In a big win for industry stakeholders across the United States, the USDA’s secretary Tom Vilsack announced the figure and said it would go to programmes to support the growth of the organic market as well as to help food producers with transitioning to organic, including certification.

The great and the good of the industry – represented by businesses from across the supply chain, coalition partners, scientists, advocates and policymakers – heard Vilsack outline details of the plan.

Grant applications open

The agency pledged $75 million to help improve domestic supply chains with pinpointed market development through its Organic Market Development Grant (OMDG) programme, and officially invited stakeholders to apply for the funding.

The grants will strengthen the supply chain and expand organic processing capacity to create important new paths to market for ‘climate-smart’ farmers. In turn this would increase consumer access to organic foods and products. There are two funding levels: simplified equipment-only grants ranging from $10,000 to $100,000, and larger market development and promotion grants ranging from $100,000 to $3 million.

Some USDA programmes are targeting young farmers.

The OTA is encouraging its members – and all industry stakeholders – to take advantage of this opportunity from the USDA as soon as possible by applying to become part of the programme. The agency is accepting applications until 11 July, 2023.

Young farmers a target

Secretary Vilsack also shared that the Organic Certification Cost Share Programme (OCCSP) was restored to the previous reimbursement level of 75% of certification costs, up to $750 per certification scope. An estimated $10 million in funding will be distributed through the project, which is critical for attracting new, young farmers into organic.

The application period for the programme remains open until 31 October, 2023, for costs incurred during the year 1 October, 2022, through to 30 September, 2023. Farmers need to contact a local USDA service centre to apply. Both OMDG and OCCSP are part of the USDA’s historic $300 million Organic Transition Initiative announced in 2022.

During the conference week, Vilsack also announced that the agency’s Organic Dairy Marketing Assistance Programme (ODMAP) will be accepting applications to the end of May and would be expediting payments to producers. ODMAP was originally announced in January after efforts from the OTA – working with Congress and the USDA – to address a growing crisis in dairies.

The programme will provide $100 million in support to organic dairies as they face dwindling supply and rising costs of feedstuff due to unprecedented shocks to global trade, partly reflecting the war in Ukraine.
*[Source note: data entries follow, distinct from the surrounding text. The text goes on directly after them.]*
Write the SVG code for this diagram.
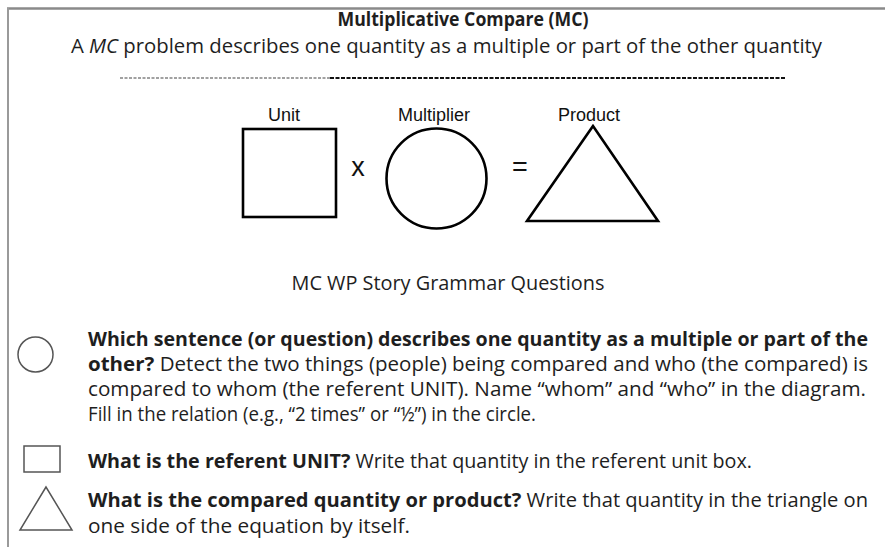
<svg xmlns="http://www.w3.org/2000/svg" width="885" height="547" viewBox="0 0 885 547">
<style>
.t{font-family:"Open Sans","Noto Sans","Liberation Sans",sans-serif;fill:#1e1e1e;font-size:19.5px}
.b{font-weight:bold}
.lbl{font-family:"Liberation Sans",Arial,sans-serif;fill:#111;font-size:18px}
.op{font-family:"Liberation Sans",Arial,sans-serif;fill:#111;font-size:27px}
.big{fill:none;stroke:#000;stroke-width:2.6}
.ico{fill:none;stroke:#555;stroke-width:1.5}
</style>
<rect width="885" height="547" fill="#fff"/>
<g id="frame">
<line x1="7" y1="8.5" x2="885" y2="8.5" stroke="#8a8a8a" stroke-width="2.5"/>
<line x1="8" y1="8" x2="8" y2="547" stroke="#9a9a9a" stroke-width="2"/>
</g>
<g id="header">
<text class="t b" x="463" y="26" text-anchor="middle" textLength="251" lengthAdjust="spacingAndGlyphs">Multiplicative Compare (MC)</text>
<text class="t" x="71" y="53" textLength="751" lengthAdjust="spacingAndGlyphs">A <tspan font-style="italic">MC</tspan> problem describes one quantity as a multiple or part of the other quantity</text>
<line x1="120" y1="78" x2="330" y2="78" stroke="#444" stroke-width="1.2" stroke-dasharray="3,1.5"/>
<line x1="330" y1="78" x2="785" y2="78" stroke="#111" stroke-width="2" stroke-dasharray="4,1.5"/>
</g>
<g id="unit">
<text class="lbl" x="284" y="121" text-anchor="middle">Unit</text>
<rect class="big" x="243" y="129" width="93" height="88"/>
</g>
<g id="times"><text class="op" x="358" y="176" text-anchor="middle">x</text></g>
<g id="multiplier">
<text class="lbl" x="434" y="121" text-anchor="middle">Multiplier</text>
<circle class="big" cx="436.5" cy="178.5" r="50"/>
</g>
<g id="equals"><text class="op" x="520" y="176" text-anchor="middle">=</text></g>
<g id="product">
<text class="lbl" x="589" y="121" text-anchor="middle">Product</text>
<polygon class="big" points="593,126 527,221 658,221"/>
</g>
<g id="questions-title">
<text class="t" x="448" y="290" text-anchor="middle" textLength="313" lengthAdjust="spacingAndGlyphs">MC WP Story Grammar Questions</text>
</g>
<g id="q-circle">
<circle class="ico" cx="35.5" cy="354.5" r="17.5"/>
<text class="t b" x="88" y="346" textLength="780" lengthAdjust="spacingAndGlyphs">Which sentence (or question) describes one quantity as a multiple or part of the</text>
<text class="t" x="88" y="371" textLength="780" lengthAdjust="spacingAndGlyphs"><tspan class="b">other?</tspan>  Detect the two things (people) being compared and who (the compared) is</text>
<text class="t" x="88" y="396" textLength="778" lengthAdjust="spacingAndGlyphs">compared to whom (the referent UNIT). Name “whom” and “who” in the diagram.</text>
<text class="t" x="88" y="421" textLength="448" lengthAdjust="spacingAndGlyphs">Fill in the relation (e.g., “2 times” or “½”) in the circle.</text>
</g>
<g id="q-square">
<rect class="ico" x="24" y="446" width="36" height="26"/>
<text class="t" x="88" y="468" textLength="664" lengthAdjust="spacingAndGlyphs"><tspan class="b">What is the referent UNIT?</tspan> Write that quantity in the referent unit box.</text>
</g>
<g id="q-triangle">
<polygon class="ico" points="46,487 20,530 72,530"/>
<text class="t" x="88" y="507" textLength="780" lengthAdjust="spacingAndGlyphs"><tspan class="b">What is the compared quantity or product?</tspan>  Write that quantity in the triangle on</text>
<text class="t" x="88" y="533" textLength="322" lengthAdjust="spacingAndGlyphs">one side of the equation by itself.</text>
</g>
</svg>
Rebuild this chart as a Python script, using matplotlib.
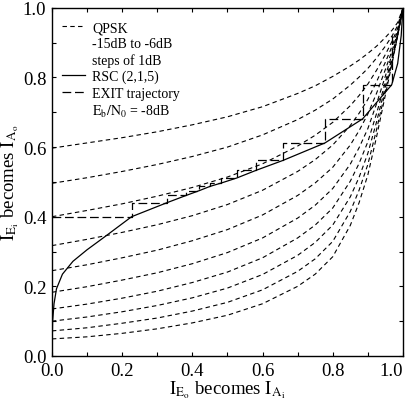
import numpy as np
import matplotlib
matplotlib.use("Agg")
import matplotlib.pyplot as plt
from matplotlib.lines import Line2D
from matplotlib.ticker import MultipleLocator

plt.rcParams['font.family'] = ['Liberation Serif', 'DejaVu Serif']
plt.rcParams['mathtext.fontset'] = 'stix'

# QPSK inner curves, -6dB (top) down to -15dB (bottom), read at these I_A values
qpsk_x = [0.0, 0.1, 0.2, 0.3, 0.4, 0.5, 0.6, 0.7, 0.75, 0.8, 0.85, 0.875,
          0.9, 0.925, 0.95, 0.97, 0.985, 1.0]
qpsk_m6 = [0.597, 0.612, 0.627, 0.644, 0.664, 0.687, 0.716, 0.754, 0.776, 0.803, 0.833, 0.850,
           0.869, 0.890, 0.915, 0.937, 0.958, 1.0]
qpsk_m7 = [0.496, 0.512, 0.530, 0.550, 0.573, 0.600, 0.635, 0.679, 0.706, 0.738, 0.778, 0.801,
           0.826, 0.856, 0.890, 0.921, 0.949, 1.0]
qpsk_m8 = [0.400, 0.418, 0.437, 0.459, 0.484, 0.514, 0.552, 0.603, 0.634, 0.671, 0.719, 0.748,
           0.781, 0.821, 0.866, 0.906, 0.941, 1.0]
qpsk_m9 = [0.317, 0.335, 0.355, 0.377, 0.403, 0.435, 0.476, 0.530, 0.564, 0.606, 0.662, 0.697,
           0.737, 0.788, 0.844, 0.892, 0.934, 1.0]
qpsk_m10 = [0.245, 0.262, 0.282, 0.304, 0.331, 0.363, 0.405, 0.461, 0.497, 0.542, 0.606, 0.647,
            0.695, 0.755, 0.823, 0.880, 0.928, 1.0]
qpsk_m11 = [0.183, 0.199, 0.218, 0.239, 0.265, 0.297, 0.339, 0.396, 0.433, 0.481, 0.551, 0.598,
            0.653, 0.725, 0.804, 0.870, 0.924, 1.0]
qpsk_m12 = [0.135, 0.149, 0.166, 0.186, 0.211, 0.241, 0.282, 0.339, 0.376, 0.425, 0.502, 0.553,
            0.615, 0.697, 0.787, 0.861, 0.922, 1.0]
qpsk_m13 = [0.100, 0.112, 0.127, 0.145, 0.167, 0.195, 0.234, 0.289, 0.326, 0.376, 0.457, 0.513,
            0.582, 0.673, 0.774, 0.855, 0.920, 1.0]
qpsk_m14 = [0.072, 0.081, 0.094, 0.109, 0.129, 0.154, 0.190, 0.243, 0.279, 0.329, 0.415, 0.476,
            0.550, 0.651, 0.761, 0.849, 0.920, 1.0]
qpsk_m15 = [0.049, 0.055, 0.065, 0.078, 0.095, 0.117, 0.150, 0.200, 0.235, 0.285, 0.375, 0.440,
            0.520, 0.630, 0.750, 0.845, 0.920, 1.0]
qpsk_curves = [qpsk_m6, qpsk_m7, qpsk_m8, qpsk_m9, qpsk_m10,
               qpsk_m11, qpsk_m12, qpsk_m13, qpsk_m14, qpsk_m15]

# RSC (2,1,5) outer curve, drawn with I_E on x and I_A on y
rsc_x = [0.0, 0.002, 0.006, 0.013, 0.03, 0.06, 0.10, 0.15, 0.227, 0.327, 0.382, 0.42,
         0.45, 0.483, 0.526, 0.581, 0.659, 0.778, 0.885, 0.968, 0.985, 0.995, 1.0]
rsc_y = [0.0, 0.10, 0.15, 0.193, 0.235, 0.272, 0.305, 0.342, 0.40, 0.44, 0.461, 0.475,
         0.487, 0.497, 0.511, 0.533, 0.562, 0.612, 0.681, 0.779, 0.84, 0.92, 1.0]

# EXIT trajectory at Eb/N0 = -8dB: step positions and levels
traj_x = [0.0, 0.227, 0.327, 0.382, 0.42, 0.45, 0.483, 0.526, 0.581, 0.659, 0.778, 0.885, 0.968]
traj_y = [0.40, 0.44, 0.461, 0.475, 0.487, 0.497, 0.511, 0.533, 0.562, 0.612, 0.681, 0.779, 0.93]

tick_vals = [0.0, 0.2, 0.4, 0.6, 0.8, 1.0]
tick_text = ['0.0', '0.2', '0.4', '0.6', '0.8', '1.0']

fig = plt.figure(figsize=(4.12, 4.02), dpi=100)
ax = fig.add_axes([0.126, 0.112, 0.852, 0.866])

for c in qpsk_curves:
    ax.plot(qpsk_x, c, color='black', lw=0.8, dashes=(4, 3))

ax.plot(rsc_x, rsc_y, color='black', lw=0.9)

# staircase: horizontal to next x, then vertical to next level
sx = [traj_x[0]]
sy = [traj_y[0]]
for i in range(1, len(traj_x)):
    sx += [traj_x[i], traj_x[i]]
    sy += [traj_y[i - 1], traj_y[i]]
ax.plot(sx, sy, color='black', lw=0.9, dashes=(7, 3))

ax.set_xlim(0, 1)
ax.set_ylim(0, 1)
ax.set_yticks(tick_vals)
ax.set_yticklabels(tick_text)
ax.set_xticks(tick_vals)
xlabs = ax.set_xticklabels(tick_text)
# last x tick label sits inside the right edge, as in the original
xlabs[-1].set_horizontalalignment('right')
ax.xaxis.set_minor_locator(MultipleLocator(0.1))
ax.yaxis.set_minor_locator(MultipleLocator(0.1))
ax.tick_params(which='both', direction='in', top=True, right=True, length=3, width=0.8)
ax.tick_params(which='major', labelsize=13.5, pad=4)
for s in ax.spines.values():
    s.set_linewidth(1.0)

ax.set_xlabel(r'$\mathrm{I_{E_o}}$ becomes $\mathrm{I_{A_i}}$', fontsize=13.5, labelpad=0)
ax.set_ylabel(r'$\mathrm{I_{E_i}}$ becomes $\mathrm{I_{A_o}}$', fontsize=13.5, labelpad=1)

blank = Line2D([], [], color='none')
handles = [Line2D([], [], color='black', lw=0.8, dashes=(4, 3)), blank, blank,
           Line2D([], [], color='black', lw=0.9),
           Line2D([], [], color='black', lw=0.9, dashes=(7, 3)), blank]
labels = ['QPSK', '-15dB to -6dB', 'steps of 1dB', 'RSC (2,1,5)', 'EXIT trajectory',
          r'$\mathrm{E_b/N_0}$ = -8dB']
ax.legend(handles, labels, loc='upper left', frameon=False, fontsize=10,
          handlelength=1.65, handletextpad=0.55, labelspacing=0.22,
          borderaxespad=0.3, bbox_to_anchor=(0.0, 0.99))

fig.savefig('out.png', dpi=100)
As the programme is implemented, OTA and USDA will review it to ensure the $100 million reaches the dairy farmers who need it most.

Resilient supply chains

Elsewhere during the conference, leaders in farming, business and science discussed complex issues including plastics in the supply chain, cultivating diversity in the sector, and projects to maximise the industry’s climate benefits. Attendees also met with lawmakers on Capitol Hill to discuss their priorities and the upcoming Farm Bill about which the OTA outlined its position earlier this year.

OTA members representing 34 states met with more than 160 congressional offices to promote policies centered around ensuring that standards keep pace with marketplace demands and provide supportive research and risk management tools to organic farmers.

OTA organic food sales to 2022
Sales have continued to increase.

They also called for conservation and climate-smart programmes to acknowledge the contributions of organic farming practices in protecting natural resources, and policies that strengthen the resiliency of the supply chain. This messaging is said to have resonated with both Democratic and Republican offices.

In 2022, organic food sales in the US continue to rise according to the OTA’s 2023 industry survey. Sales in 2022 reached $61.7 billion breaking the $60 billion barrier for the first time. This was despite supply chain disruptions and inflationary pressures leading to higher retail prices, while consumers tightened their spending.

The Organic Trade Association’s CEO Tom Chapman, commented: “Organic has proven it can withstand short-term economic storms. Despite the fluctuations of any given moment, Americans are still investing in their personal health, and, with increasing interest in the environment, organic is the answer.”